Collection entries
○ ○ ○ ○
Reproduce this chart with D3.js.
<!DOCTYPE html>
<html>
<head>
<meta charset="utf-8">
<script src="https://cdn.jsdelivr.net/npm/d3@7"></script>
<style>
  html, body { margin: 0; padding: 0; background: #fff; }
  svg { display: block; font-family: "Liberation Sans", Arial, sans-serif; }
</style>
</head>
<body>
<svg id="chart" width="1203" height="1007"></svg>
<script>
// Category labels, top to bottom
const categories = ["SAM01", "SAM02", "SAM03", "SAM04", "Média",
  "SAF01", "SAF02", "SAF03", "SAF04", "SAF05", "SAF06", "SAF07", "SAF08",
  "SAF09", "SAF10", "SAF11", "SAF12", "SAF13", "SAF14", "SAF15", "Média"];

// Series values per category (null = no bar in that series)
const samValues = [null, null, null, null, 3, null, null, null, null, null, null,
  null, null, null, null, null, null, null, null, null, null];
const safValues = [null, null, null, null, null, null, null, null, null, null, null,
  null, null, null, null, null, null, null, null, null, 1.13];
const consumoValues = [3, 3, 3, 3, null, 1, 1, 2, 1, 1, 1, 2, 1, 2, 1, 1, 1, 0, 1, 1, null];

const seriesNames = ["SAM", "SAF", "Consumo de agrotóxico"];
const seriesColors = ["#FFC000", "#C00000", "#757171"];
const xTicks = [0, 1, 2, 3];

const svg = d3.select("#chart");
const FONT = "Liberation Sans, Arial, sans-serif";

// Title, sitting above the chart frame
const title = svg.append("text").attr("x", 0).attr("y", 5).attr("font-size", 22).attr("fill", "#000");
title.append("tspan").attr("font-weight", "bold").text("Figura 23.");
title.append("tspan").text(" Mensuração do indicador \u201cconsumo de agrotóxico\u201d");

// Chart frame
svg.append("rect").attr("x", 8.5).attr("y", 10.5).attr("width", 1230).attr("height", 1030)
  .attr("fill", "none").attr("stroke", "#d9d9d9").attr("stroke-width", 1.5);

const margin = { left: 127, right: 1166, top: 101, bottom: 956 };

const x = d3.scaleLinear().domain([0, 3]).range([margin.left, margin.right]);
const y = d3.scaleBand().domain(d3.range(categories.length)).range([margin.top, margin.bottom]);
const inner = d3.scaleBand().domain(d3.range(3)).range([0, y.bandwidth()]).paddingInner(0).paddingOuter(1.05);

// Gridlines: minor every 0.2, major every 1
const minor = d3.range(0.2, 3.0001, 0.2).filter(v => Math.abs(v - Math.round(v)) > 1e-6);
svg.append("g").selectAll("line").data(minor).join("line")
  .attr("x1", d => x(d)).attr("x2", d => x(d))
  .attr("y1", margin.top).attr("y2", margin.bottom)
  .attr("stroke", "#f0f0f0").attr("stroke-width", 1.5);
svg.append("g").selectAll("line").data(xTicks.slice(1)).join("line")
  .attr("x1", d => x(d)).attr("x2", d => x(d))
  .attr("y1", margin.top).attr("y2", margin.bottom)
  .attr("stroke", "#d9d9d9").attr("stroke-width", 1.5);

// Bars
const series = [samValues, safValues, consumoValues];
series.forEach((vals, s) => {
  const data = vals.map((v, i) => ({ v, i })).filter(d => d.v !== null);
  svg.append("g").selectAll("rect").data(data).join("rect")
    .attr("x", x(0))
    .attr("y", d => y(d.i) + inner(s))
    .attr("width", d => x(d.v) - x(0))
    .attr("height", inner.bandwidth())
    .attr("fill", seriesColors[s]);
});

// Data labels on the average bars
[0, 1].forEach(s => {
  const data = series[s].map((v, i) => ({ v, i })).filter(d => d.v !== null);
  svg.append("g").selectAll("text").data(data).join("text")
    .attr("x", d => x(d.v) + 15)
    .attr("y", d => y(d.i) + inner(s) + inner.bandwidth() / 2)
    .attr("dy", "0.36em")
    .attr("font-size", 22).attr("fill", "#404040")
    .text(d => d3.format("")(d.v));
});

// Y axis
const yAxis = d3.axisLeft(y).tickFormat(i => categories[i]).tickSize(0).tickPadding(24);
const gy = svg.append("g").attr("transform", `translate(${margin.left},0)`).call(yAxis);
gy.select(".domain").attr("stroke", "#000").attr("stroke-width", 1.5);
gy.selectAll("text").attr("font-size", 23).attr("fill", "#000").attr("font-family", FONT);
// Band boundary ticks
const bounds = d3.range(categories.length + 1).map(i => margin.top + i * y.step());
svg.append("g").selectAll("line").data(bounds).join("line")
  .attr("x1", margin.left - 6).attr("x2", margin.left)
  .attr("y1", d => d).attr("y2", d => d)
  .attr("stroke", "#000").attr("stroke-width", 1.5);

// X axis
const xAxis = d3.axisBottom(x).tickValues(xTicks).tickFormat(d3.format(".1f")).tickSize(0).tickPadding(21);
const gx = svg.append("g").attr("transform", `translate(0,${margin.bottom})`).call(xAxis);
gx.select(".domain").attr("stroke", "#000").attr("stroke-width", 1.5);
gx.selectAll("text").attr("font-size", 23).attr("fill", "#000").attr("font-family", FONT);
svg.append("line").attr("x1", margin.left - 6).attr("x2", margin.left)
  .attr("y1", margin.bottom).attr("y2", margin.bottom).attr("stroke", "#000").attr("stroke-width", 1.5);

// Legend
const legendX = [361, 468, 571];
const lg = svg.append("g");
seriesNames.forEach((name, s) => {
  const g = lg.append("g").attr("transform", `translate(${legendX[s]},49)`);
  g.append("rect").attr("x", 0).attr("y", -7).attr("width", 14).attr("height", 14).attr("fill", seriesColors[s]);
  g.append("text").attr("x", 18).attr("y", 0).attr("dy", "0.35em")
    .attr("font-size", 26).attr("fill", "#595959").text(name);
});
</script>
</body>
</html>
○ ○ ○ ○
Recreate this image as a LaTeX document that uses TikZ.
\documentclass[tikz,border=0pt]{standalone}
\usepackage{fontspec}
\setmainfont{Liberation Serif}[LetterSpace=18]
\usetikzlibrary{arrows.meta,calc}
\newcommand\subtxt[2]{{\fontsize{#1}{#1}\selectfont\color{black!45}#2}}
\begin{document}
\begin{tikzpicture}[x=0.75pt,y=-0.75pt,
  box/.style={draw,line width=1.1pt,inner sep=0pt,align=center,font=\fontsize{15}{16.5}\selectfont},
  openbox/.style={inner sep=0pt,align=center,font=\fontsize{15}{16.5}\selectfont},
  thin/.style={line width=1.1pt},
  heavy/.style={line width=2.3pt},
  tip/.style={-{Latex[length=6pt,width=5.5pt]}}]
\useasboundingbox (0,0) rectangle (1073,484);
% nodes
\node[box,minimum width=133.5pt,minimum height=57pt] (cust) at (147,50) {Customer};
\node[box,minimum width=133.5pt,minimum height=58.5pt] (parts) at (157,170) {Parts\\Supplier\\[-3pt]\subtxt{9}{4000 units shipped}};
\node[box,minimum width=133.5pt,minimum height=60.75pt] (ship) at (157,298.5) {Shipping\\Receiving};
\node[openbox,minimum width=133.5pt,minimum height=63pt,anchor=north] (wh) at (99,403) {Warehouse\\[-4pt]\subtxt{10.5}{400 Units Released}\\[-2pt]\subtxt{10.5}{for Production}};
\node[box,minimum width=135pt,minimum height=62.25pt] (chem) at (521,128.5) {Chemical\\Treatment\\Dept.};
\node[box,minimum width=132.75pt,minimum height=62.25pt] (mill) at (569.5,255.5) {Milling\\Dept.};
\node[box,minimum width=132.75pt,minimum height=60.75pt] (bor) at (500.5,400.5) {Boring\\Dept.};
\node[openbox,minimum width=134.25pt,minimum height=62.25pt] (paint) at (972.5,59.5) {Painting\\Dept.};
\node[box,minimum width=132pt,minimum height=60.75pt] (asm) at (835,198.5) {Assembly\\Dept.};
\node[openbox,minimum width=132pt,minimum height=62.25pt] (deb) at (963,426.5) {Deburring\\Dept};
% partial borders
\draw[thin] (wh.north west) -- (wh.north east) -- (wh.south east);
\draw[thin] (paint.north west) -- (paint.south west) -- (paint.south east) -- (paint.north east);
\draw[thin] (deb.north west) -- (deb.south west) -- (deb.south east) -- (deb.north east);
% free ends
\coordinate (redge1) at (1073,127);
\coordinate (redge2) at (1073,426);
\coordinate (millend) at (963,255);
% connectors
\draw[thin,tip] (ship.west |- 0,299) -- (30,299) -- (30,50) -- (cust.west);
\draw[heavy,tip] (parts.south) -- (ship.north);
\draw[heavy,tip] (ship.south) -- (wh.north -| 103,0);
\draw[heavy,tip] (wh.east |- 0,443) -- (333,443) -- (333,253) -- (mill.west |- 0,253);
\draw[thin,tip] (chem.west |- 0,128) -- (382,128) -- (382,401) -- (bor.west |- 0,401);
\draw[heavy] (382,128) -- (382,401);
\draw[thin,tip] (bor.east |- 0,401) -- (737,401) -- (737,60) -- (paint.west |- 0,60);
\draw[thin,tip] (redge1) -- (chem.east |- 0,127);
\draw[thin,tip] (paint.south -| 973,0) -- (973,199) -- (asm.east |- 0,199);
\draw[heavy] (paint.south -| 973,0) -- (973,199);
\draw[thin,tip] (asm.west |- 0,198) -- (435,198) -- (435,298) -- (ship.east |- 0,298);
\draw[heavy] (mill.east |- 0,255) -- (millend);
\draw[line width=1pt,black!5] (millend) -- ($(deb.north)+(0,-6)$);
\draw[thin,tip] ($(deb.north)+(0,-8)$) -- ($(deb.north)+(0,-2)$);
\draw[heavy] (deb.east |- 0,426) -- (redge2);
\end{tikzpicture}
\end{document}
○ ○ ○ ○
EXERCISE TASK
Extract all lines from the data in which "that" is found.

ANSWER TO THIS TASK
// Series values per category (null = no bar in that series)
Recreate this image as a LaTeX document that uses TikZ.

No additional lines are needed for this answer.